DConf Recommendation
My first day at DConf, during lunch, I ended up sitting next to the CTO/CEO of a startup company that was considering D as their language of choice. He commented to me, and which makes sense to me, that the format of the conference wasn't very well geared to people who are just interested in figuring out what the language is like and how to get started with it. His recommendation was to offer two tracks over two days (instead of one over three), whith one track focussing on things like how to get a development environment set up on different platforms, how to debug, overview of language features, etc. That way a CTO or other interested party could use the conference as a way to evaluate the language for use at their companies.
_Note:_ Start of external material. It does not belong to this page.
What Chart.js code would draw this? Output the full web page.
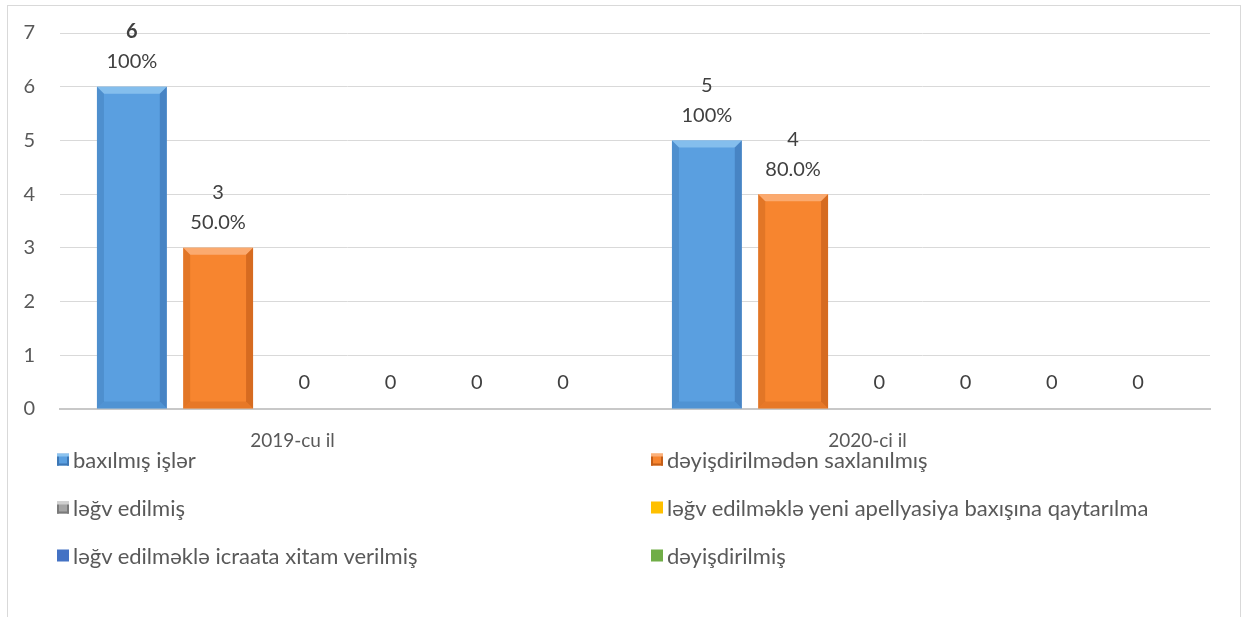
<!DOCTYPE html>
<html>
<head>
<meta charset="utf-8">
<script src="https://cdn.jsdelivr.net/npm/chart.js@4.4.1/dist/chart.umd.min.js"></script>
<style>
  body { margin: 0; background: #fff; }
  #wrap { position: relative; width: 1248px; height: 617px; overflow: hidden; }
  #frame { position: absolute; left: 7px; top: 5px; width: 1232px; height: 700px; border: 1px solid #d9d9d9; }
  #chart { position: absolute; left: 0; top: 0; }
  .leg { position: absolute; display: flex; align-items: center; font: 22px Lato, sans-serif; color: #595959; white-space: nowrap; transform: translateY(-50%); }
  .leg i { display: inline-block; width: 12px; height: 12px; margin-right: 4px; }
</style>
</head>
<body>
<div id="wrap">
  <div id="frame"></div>
  <canvas id="chart" width="1248" height="617"></canvas>
  <div id="legend"></div>
</div>
<script>
// Datos
var categorias = ['2019-cu il', '2020-ci il'];
var baxilmis = [6, 5];
var deyisdirilmeden = [3, 4];
var legvEdilmis = [0, 0];
var legvYeniBaxis = [0, 0];
var legvXitam = [0, 0];
var deyisdirilmis = [0, 0];
var ticksY = [0, 1, 2, 3, 4, 5, 6, 7];

var FONT = '20px Lato, sans-serif';

// Series (color de cara, bisel claro, bisel oscuro)
var series = [
    { label: 'baxılmış işlər', data: baxilmis, color: '#5a9fe0', light: '#8cc3ef', dark: '#3d77b5' },
    { label: 'dəyişdirilmədən saxlanılmış', data: deyisdirilmeden, color: '#f7852f', light: '#fbb07a', dark: '#c45e18' },
    { label: 'ləğv edilmiş', data: legvEdilmis, color: '#a5a5a5', light: '#d0d0d0', dark: '#7a7a7a' },
    { label: 'ləğv edilməklə yeni apellyasiya baxışına qaytarılma', data: legvYeniBaxis, color: '#ffc000', light: null, dark: null },
    { label: 'ləğv edilməklə icraata xitam verilmiş', data: legvXitam, color: '#4472c4', light: null, dark: null },
    { label: 'dəyişdirilmiş', data: deyisdirilmis, color: '#70ad47', light: null, dark: null }
];

// Bisel de las barras
var biselPlugin = {
    id: 'bisel',
    afterDatasetsDraw: function (chart) {
        var ctx = chart.ctx;
        chart.data.datasets.forEach(function (ds, di) {
            if (!ds.light) return;
            chart.getDatasetMeta(di).data.forEach(function (bar) {
                var l = bar.x - bar.width / 2, r = bar.x + bar.width / 2;
                var t = bar.y, b = bar.base, e = 7;
                if (b - t < 2 * e) return;
                function poly(pts, fill) {
                    ctx.beginPath();
                    ctx.moveTo(pts[0], pts[1]);
                    for (var k = 2; k < pts.length; k += 2) ctx.lineTo(pts[k], pts[k + 1]);
                    ctx.closePath();
                    ctx.fillStyle = fill;
                    ctx.fill();
                }
                ctx.save();
                ctx.globalAlpha = 0.85;
                poly([l, t, r, t, r - e, t + e, l + e, t + e], ds.light);
                ctx.globalAlpha = 0.4;
                poly([l, t, l + e, t + e, l + e, b - e, l, b], ds.dark);
                ctx.globalAlpha = 0.65;
                poly([r, t, r - e, t + e, r - e, b - e, r, b], ds.dark);
                ctx.globalAlpha = 0.3;
                poly([l, b, l + e, b - e, r - e, b - e, r, b], ds.dark);
                ctx.restore();
            });
        });
    }
};

// Etiquetas de valor y porcentaje
var etiquetasPlugin = {
    id: 'etiquetas',
    afterDatasetsDraw: function (chart) {
        var ctx = chart.ctx;
        ctx.save();
        ctx.textAlign = 'center';
        ctx.textBaseline = 'middle';
        ctx.fillStyle = '#404040';
        chart.data.datasets.forEach(function (ds, di) {
            chart.getDatasetMeta(di).data.forEach(function (bar, i) {
                var v = ds.data[i];
                ctx.font = FONT;
                if (v === 0) {
                    ctx.fillText('0', bar.x, bar.y - 26);
                    return;
                }
                var pct = v === baxilmis[i] ? '100%' : (v / baxilmis[i] * 100).toFixed(1) + '%';
                ctx.fillText(pct, bar.x, bar.y - 25);
                ctx.font = (di === 0 && i === 0 ? 'bold ' : '') + FONT;
                ctx.fillText(String(v), bar.x, bar.y - 55);
            });
        });
        ctx.restore();
    }
};

var config = {
    type: 'bar',
    data: {
        labels: categorias,
        datasets: series.map(function (s) {
            return {
                label: s.label,
                data: s.data,
                backgroundColor: s.color,
                borderWidth: 0,
                light: s.light,
                dark: s.dark,
                categoryPercentage: 0.9,
                barPercentage: 0.81
            };
        })
    },
    options: {
        responsive: false,
        animation: false,
        layout: { padding: { left: 0, top: 33, right: 38, bottom: 158 } },
        plugins: {
            legend: { display: false },
            tooltip: { enabled: false }
        },
        scales: {
            x: {
                grid: { display: false },
                border: { display: true, color: '#c8c8c8', width: 2 },
                ticks: { color: '#595959', font: { family: 'Lato', size: 19 }, padding: 12, labelOffset: -55 },
                afterFit: function (s) { s.height = 50; }
            },
            y: {
                min: 0,
                max: 7,
                grid: { color: '#d9d9d9', lineWidth: 1, drawTicks: false },
                border: { display: false },
                afterBuildTicks: function (s) { s.ticks = ticksY.map(function (v) { return { value: v }; }); },
                ticks: { color: '#595959', font: { family: 'Lato', size: 20 }, padding: 25 },
                afterFit: function (s) {
                    s.width = 60;
                    s.paddingTop = 12;
                    s.paddingBottom = 12;
                }
            }
        }
    },
    plugins: [biselPlugin, etiquetasPlugin]
};

var ctxChart = document.getElementById('chart').getContext('2d');
var grafico = new Chart(ctxChart, config);

// Leyenda en dos columnas
var leyenda = document.getElementById('legend');
series.forEach(function (s, k) {
    var item = document.createElement('div');
    item.className = 'leg';
    item.style.left = (k % 2 === 0 ? 57 : 651) + 'px';
    item.style.top = (459 + Math.floor(k / 2) * 48) + 'px';
    var box = document.createElement('i');
    box.style.background = s.color;
    if (s.light) {
        box.style.boxShadow = 'inset 0 3px 0 ' + s.light + ', inset 2px 0 0 ' + s.dark + ', inset -2px 0 0 ' + s.dark + ', inset 0 -2px 0 ' + s.dark;
    }
    item.appendChild(box);
    item.appendChild(document.createTextNode(s.label));
    leyenda.appendChild(item);
});
</script>
</body>
</html>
I also got the sense that he was hiring, should anyone be interested. Apakau.com
Re: DConf Recommendation
On Wednesday, 28 May 2014 at 22:04:47 UTC, Andrej Mitrovic via Digitalmars-d wrote: Personally I think there were too many talks *per day*, it was hard not getting tired and all the talks were extremely interesting. But I understand that it's hard for people to take more free days for dconf alone. I suspect that for a power D user, keeping awake through a How to set up Visual D step-through would be pretty impossible. If only one person like the guy I mentioned is going to show up, then to Walter's point, there's not much value in providing such a session in the conference. But maybe next year advertize an intro to D class that will be on the first day if there's enough interest, and then make people choose between interested or not interested when they register.